Written by Jeff Rosenthal & Eric Rosenthal (@ItsTheReal)

Rick Rubin’s story could be straight out of a modern book of scripture: for the last thirty years, he’s turned musical water into wine. A Jewish college student from Long Island, Rick (born Frederick Jay Rubin) loved punk rock for its sounds and counter-culture ways. He himself played in a band, The Pricks, whose sole purpose on stage at the legendary CBGB’s in New York City, was to get booted off and kicked out. Mission accomplished. Not long after, young Rick began to see similarities between the punk world and young Rap in the New York City clubs he’d frequent.

Rubin turned his attention, his affection and of course the record label he started in his NYU dorm room, Def Jam, to rap music, and in short order produced thrillingly effective, bare-bones musical landscapes for folks like T La Rock, Run-DMC, and L.L. Cool J. Most incredibly, Rubin’s vision helped move rap to a national stage without compromising its underground sensibilities. He even saw the potential in three punk rock-playing Jews from Manhattan, who with his guidance, evolved into the Beastie Boys.

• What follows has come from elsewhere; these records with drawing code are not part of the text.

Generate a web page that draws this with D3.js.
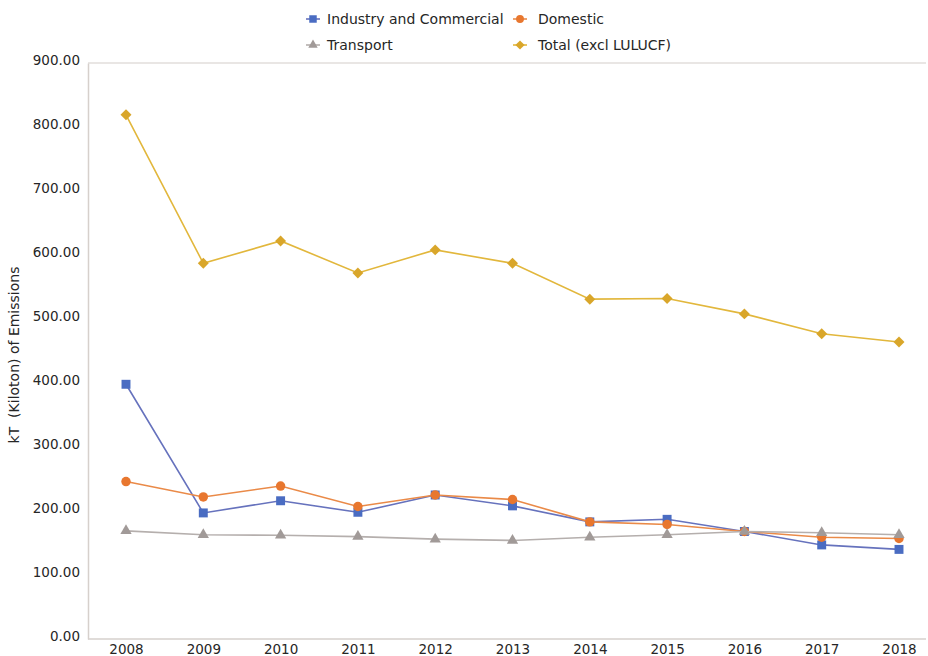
<!DOCTYPE html>
<html>
<head>
<meta charset="utf-8">
<script src="https://cdn.jsdelivr.net/npm/d3@7"></script>
<style>
  body { margin: 0; background: #fff; }
  svg text { font-family: "DejaVu Sans", sans-serif; fill: #262626; }
</style>
</head>
<body>
<svg id="chart" width="928" height="656"></svg>
<script>
// years along the x axis
const years = [2008, 2009, 2010, 2011, 2012, 2013, 2014, 2015, 2016, 2017, 2018];
const industry = [398, 197, 216, 198, 225, 208, 183, 187, 168, 147, 140];
const domestic = [246, 222, 239, 207, 225, 218, 183, 179, 168, 159, 157];
const transport = [169, 163, 162, 160, 156, 154, 159, 163, 168, 166, 163];
const total = [819, 587, 622, 572, 608, 587, 531, 532, 508, 477, 464];
const yTicks = [0, 100, 200, 300, 400, 500, 600, 700, 800, 900];

// square diamond, same width as height
const squareDiamond = {
  draw(ctx, size) {
    const r = Math.sqrt(size / 2);
    ctx.moveTo(0, -r); ctx.lineTo(r, 0); ctx.lineTo(0, r); ctx.lineTo(-r, 0); ctx.closePath();
  }
};

const series = [
  {name: 'Industry and Commercial', values: industry, color: '#4a6cc2', line: '#6672bd', shape: d3.symbolSquare, size: 80},
  {name: 'Domestic', values: domestic, color: '#e8772f', line: '#ea8a48', shape: d3.symbolCircle, size: 70},
  {name: 'Transport', values: transport, color: '#a19a98', line: '#b5afad', shape: d3.symbolTriangle, size: 55},
  {name: 'Total (excl LULUCF)', values: total, color: '#d9a62a', line: '#e2b73c', shape: squareDiamond, size: 60}
];

const svg = d3.select('svg#chart');
const plot = {left: 88, right: 926, top: 63, bottom: 639};

const x = d3.scalePoint().domain(years).range([126, 899]);
const y = d3.scaleLinear().domain([0, 900]).range([plot.bottom, plot.top]);

// frame
svg.append('line')
  .attr('x1', plot.left).attr('x2', plot.right)
  .attr('y1', plot.top).attr('y2', plot.top)
  .attr('stroke', '#e2dedb').attr('stroke-width', 1.5);

const yAxis = svg.append('g')
  .attr('transform', `translate(${plot.left},0)`)
  .call(d3.axisLeft(y).tickValues(yTicks).tickSize(0).tickPadding(8).tickFormat(d3.format('.2f')));
yAxis.select('.domain').attr('stroke', '#d6d0cc').attr('stroke-width', 1.5);
yAxis.selectAll('text').attr('font-size', 13.5).attr('fill', '#262626').attr('dy', '0.1em');

const xAxis = svg.append('g')
  .attr('transform', `translate(0,${plot.bottom})`)
  .call(d3.axisBottom(x).tickSize(0).tickPadding(5).tickFormat(d3.format('d')));
xAxis.select('.domain').attr('d', `M${plot.left},0H${plot.right}`)
  .attr('stroke', '#d6d0cc').attr('stroke-width', 1.5);
xAxis.selectAll('text').attr('font-size', 13.5).attr('fill', '#262626');

svg.append('text')
  .attr('transform', `translate(19,${(plot.top + plot.bottom) / 2 + 4}) rotate(-90)`)
  .attr('text-anchor', 'middle')
  .attr('font-size', 14)
  .style('white-space', 'pre')
  .text('kT  (Kiloton) of Emissions');

const line = d3.line()
  .x((d, i) => x(years[i]))
  .y(d => y(d));

series.forEach(s => {
  svg.append('path')
    .attr('d', line(s.values))
    .attr('fill', 'none')
    .attr('stroke', s.line)
    .attr('stroke-width', 1.6);
  svg.append('g').selectAll('path')
    .data(s.values)
    .join('path')
    .attr('transform', (d, i) => `translate(${x(years[i])},${y(d)})`)
    .attr('d', d3.symbol().type(s.shape).size(s.size))
    .attr('fill', s.color);
});

// legend
const legendPos = [[313, 19], [520, 19], [313, 45], [520, 45]];
series.forEach((s, i) => {
  const [lx, ly] = legendPos[i];
  const g = svg.append('g').attr('transform', `translate(${lx},${ly})`);
  g.append('line').attr('x1', -7).attr('x2', 7).attr('stroke', s.line).attr('stroke-width', 1.6);
  g.append('path').attr('d', d3.symbol().type(s.shape).size(s.size * 0.7)).attr('fill', s.color);
  g.append('text').attr('x', i % 2 ? 18 : 14).attr('dy', '0.35em').attr('font-size', 14).text(s.name);
});
</script>
</body>
</html>
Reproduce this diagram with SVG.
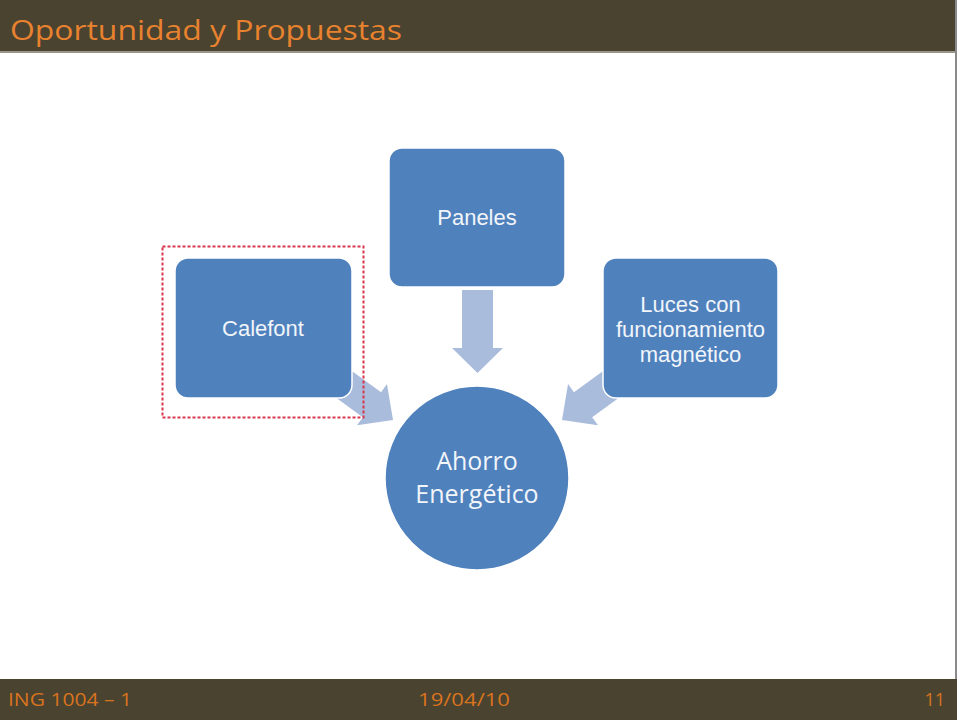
<svg xmlns="http://www.w3.org/2000/svg" width="960" height="720" viewBox="0 0 960 720">
<style>
.bar{fill:#4A4330}
.box{fill:#4F81BD;stroke:#FFFFFF;stroke-width:1.5}
.arr{fill:#A9BCDC}
.lbl{font-family:"Liberation Sans",Arial,sans-serif;fill:#F2F5FA;text-anchor:middle;font-size:22px}
.big{font-family:"Open Sans","Liberation Sans",sans-serif;fill:#F2F5FA;text-anchor:middle;font-size:25px}
.ftr{font-family:"Open Sans","Liberation Sans",sans-serif;fill:#D9731E;font-size:18px}
</style>
<defs>
<polygon id="arrowShape" points="-100,-15.5 -26,-15.5 -26,-25.5 0,0 -26,25.5 -26,15.5 -100,15.5"/>
</defs>
<rect x="0" y="0" width="960" height="720" fill="#FFFFFF"/>
<rect class="bar" x="0" y="0" width="957" height="51"/>
<rect x="0" y="51" width="957" height="2" fill="#9A968C"/>
<text x="10" y="40" font-family="'Open Sans','Liberation Sans',sans-serif" font-size="28" fill="#E8822E" textLength="392" lengthAdjust="spacingAndGlyphs">Oportunidad y Propuestas</text>
<rect x="955" y="0" width="2" height="720" fill="#8A8A8A"/>
<rect class="bar" x="0" y="679" width="957" height="41"/>
<text class="ftr" x="8" y="706" textLength="124" lengthAdjust="spacingAndGlyphs">ING 1004 – 1</text>
<text class="ftr" x="418" y="706" textLength="92" lengthAdjust="spacingAndGlyphs">19/04/10</text>
<text class="ftr" x="945" y="706" text-anchor="end">11</text>

<g id="connectors">
<use href="#arrowShape" class="arr" transform="translate(393,420) rotate(36)"/>
<use href="#arrowShape" class="arr" transform="translate(562,420) rotate(144)"/>
<polygon class="arr" points="462,290 493,290 493,348 503,348 477.5,373 452,348 462,348"/>
</g>

<g id="calefont">
<rect class="box" x="175" y="258" width="177" height="140" rx="13"/>
<text class="lbl" x="263" y="336">Calefont</text>
</g>
<rect id="selection" x="162.5" y="246.5" width="201" height="171" fill="none" stroke="#D8344A" stroke-width="2" stroke-dasharray="3,2"/>

<g id="paneles">
<rect class="box" x="389" y="148" width="176" height="139" rx="13"/>
<text class="lbl" x="477" y="225">Paneles</text>
</g>

<g id="luces">
<rect class="box" x="603" y="258" width="175" height="140" rx="13"/>
<text class="lbl"><tspan x="690.5" y="312">Luces con</tspan><tspan x="690.5" y="337">funcionamiento</tspan><tspan x="690.5" y="362">magnético</tspan></text>
</g>

<g id="ahorro">
<circle class="box" cx="477" cy="478" r="92"/>
<text class="big"><tspan x="477" y="470">Ahorro</tspan><tspan x="477" y="503">Energético</tspan></text>
</g>
</svg>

Over the last three decades, Rubin’s helped coax the best music out of Jay Z, the Dixie Chicks, Metallica, the Geto Boys, Slayer, Johnny Cash, and the Red Hot Chilli Peppers, but perhaps the most important move he made was marrying rap and rock music together in 1986’s Run-DMC and Aerosmith collaboration, “Walk This Way.” It not only resurrected Aerosmith’s career, but fully let rap music cross racial lines, beginning a journey to today, where it’s the most ubiquitous art form on Earth.

Judaism has had a long history in the record business, from Leonard Chess and Milt Gabler to Jerry Wexler and Clive Davis to Mo Ostin and Seymour Stein, but no Jewish man helped redefine the industry and direction of music quite like Rick Rubin. He may have his feet up on Jay Z’s couch, but if he wanted to, he could probably walk on water.